Paper Goods Projects, by Jodi Levine. Review.



Coffee filter flowers, doily butterflies, cupcake paper cards, and 57 more

crafts made with supermarket finds

By Jodi Levine

Pottercraft 2015

Paperback, £12.99 UK, $16.99 US, $19.99 UK

ISBN 978 0 8041 8695 7



Star rating: ****



This book of crafts-to-do-with-your-kids has a very strong  and timely concept:  re-purposing (and recycling) supermarket paper products to make craft creations. The author, Jodi Levine, has very strong craft credentials – she was on staff at Martha Stewart in various craft-y editorial posts for 19 years. 


All the projects in this book are easy and many are genius in their simplicity. So very simple that you may marvel –“why didn’t I think of that?”! The book is divided into the following chapters: Coffee Filters and Cupcake Papers; Paper Plates; Bags and Doilies; Balloons (yes, a cheat – but are you complaining?); and Recycling Bin.


The fluted appearance of cupcake liners and coffee filters, of course lends itself to paper flower-making – and that’s what you get here.  The author also takes advantage of the fact that coffee filters wick up liquid and are therefore very dyeable – cue dip-dye effects with food colouring. The ribbed edging of paper plates is engineered to make a variety of masks – love the peekaboo lion’s mane mask and the bunny.

Other cute projects include the Paper Bag Animal Favor Bags – playful woodland creatures created with paint and a few deft folds.
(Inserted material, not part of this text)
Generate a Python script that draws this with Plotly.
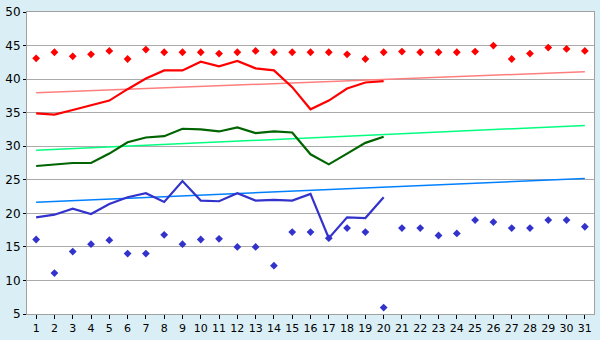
import plotly.graph_objects as go

days = list(range(1, 32))
line_days = list(range(1, 21))

red_points = [43.1, 44.0, 43.4, 43.7, 44.2, 43.0, 44.4, 44.0, 44.0, 44.0,
              43.8, 44.0, 44.2, 44.0, 44.0, 44.0, 44.0, 43.7, 43.0, 44.0,
              44.1, 44.0, 44.0, 44.0, 44.1, 45.0, 43.0, 43.8, 44.7, 44.5, 44.2]
red_line = [34.9, 34.7, 35.4, 36.1, 36.8, 38.5, 40.1, 41.3, 41.3, 42.6,
            41.9, 42.7, 41.6, 41.3, 38.8, 35.5, 36.8, 38.6, 39.5, 39.7]
green_line = [27.05, 27.3, 27.5, 27.5, 28.9, 30.6, 31.3, 31.5, 32.6, 32.5,
              32.2, 32.8, 31.95, 32.2, 32.05, 28.8, 27.3, 28.9, 30.5, 31.4]
blue_line = [19.4, 19.8, 20.7, 19.9, 21.4, 22.4, 23.0, 21.7, 24.8, 21.9,
             21.8, 23.0, 21.9, 22.0, 21.9, 22.9, 16.3, 19.4, 19.3, 22.4]
blue_points = [16.1, 11.1, 14.3, 15.4, 16.0, 14.0, 14.0, 16.8, 15.4, 16.1,
               16.2, 15.0, 15.0, 12.2, 17.2, 17.2, 16.3, 17.8, 17.2, 5.95,
               17.8, 17.8, 16.7, 17.0, 19.0, 18.7, 17.8, 17.8, 19.0, 19.0, 18.0]
trend_days = [1, 31]
red_trend = [37.96, 41.1]
green_trend = [29.4, 33.1]
blue_trend = [21.67, 25.2]
y_ticks = [5, 10, 15, 20, 25, 30, 35, 40, 45, 50]

fig = go.Figure()
fig.add_trace(go.Scatter(x=trend_days, y=red_trend, mode="lines",
                         line=dict(color="#FF7F7F", width=1.5)))
fig.add_trace(go.Scatter(x=trend_days, y=green_trend, mode="lines",
                         line=dict(color="#00FF7F", width=1.5)))
fig.add_trace(go.Scatter(x=trend_days, y=blue_trend, mode="lines",
                         line=dict(color="#0080FF", width=1.5)))
fig.add_trace(go.Scatter(x=line_days, y=red_line, mode="lines",
                         line=dict(color="#FF0000", width=2.2)))
fig.add_trace(go.Scatter(x=line_days, y=green_line, mode="lines",
                         line=dict(color="#006400", width=2.2)))
fig.add_trace(go.Scatter(x=line_days, y=blue_line, mode="lines",
                         line=dict(color="#3333CC", width=2.2)))
fig.add_trace(go.Scatter(x=days, y=red_points, mode="markers",
                         marker=dict(symbol="diamond", size=6, color="#FF0000")))
fig.add_trace(go.Scatter(x=days, y=blue_points, mode="markers",
                         marker=dict(symbol="diamond", size=6, color="#3333CC")))

fig.update_layout(
    width=600, height=340,
    margin=dict(l=20, r=5, t=5, b=20),
    paper_bgcolor="#DAEFF5",
    plot_bgcolor="#FFFFFF",
    showlegend=False,
    font=dict(family="DejaVu Sans", size=12, color="#000000"),
)
fig.update_xaxes(range=[0.5, 31.5], tickmode="array", tickvals=days,
                 ticktext=[str(d) for d in days], showgrid=False,
                 showline=True, linecolor="#A0A0A0", linewidth=1, mirror=True,
                 ticks="outside", ticklen=4, tickcolor="#000000", zeroline=False,
                 tickfont=dict(size=11))
fig.update_yaxes(range=[5, 50], tickmode="array", tickvals=y_ticks,
                 ticktext=[str(v) for v in y_ticks],
                 showgrid=True, gridcolor="#AAAAAA",
                 gridwidth=1, showline=True, linecolor="#A0A0A0", linewidth=1,
                 mirror=True, ticks="outside", ticklen=3, tickcolor="#000000",
                 zeroline=False, ticklabeloverflow="allow")

fig.write_html("out.html")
The author is particularly good at re-purposing cardboard tubes. The Sea Creatures Mobile is very clever – sharks with serrated teeth and an octopus with curly tentacles. Big fun. Also here: a brilliant take on the super-graphic typographic letters trend. Usually this entails curvy-cutting and much tab-gluing, but by cutting letters out of carboard tubes the process is streamlined and only cutting is required. Nice work!


The step-by-steps are text-only – but the projects are simplicity itself, so this suffices. There’s a template section back-of-book, some same-size, some reduced, others enlarged. There’s also an index, which seems a bit overkill in a book of this nature – but I think that has to do with the publisher’s style. 


This title would make a nice gift for someone you know in nursery or childhood education, or for any Mum with kids to entertain and occupy. Many of the projects could be made as kids' party activities.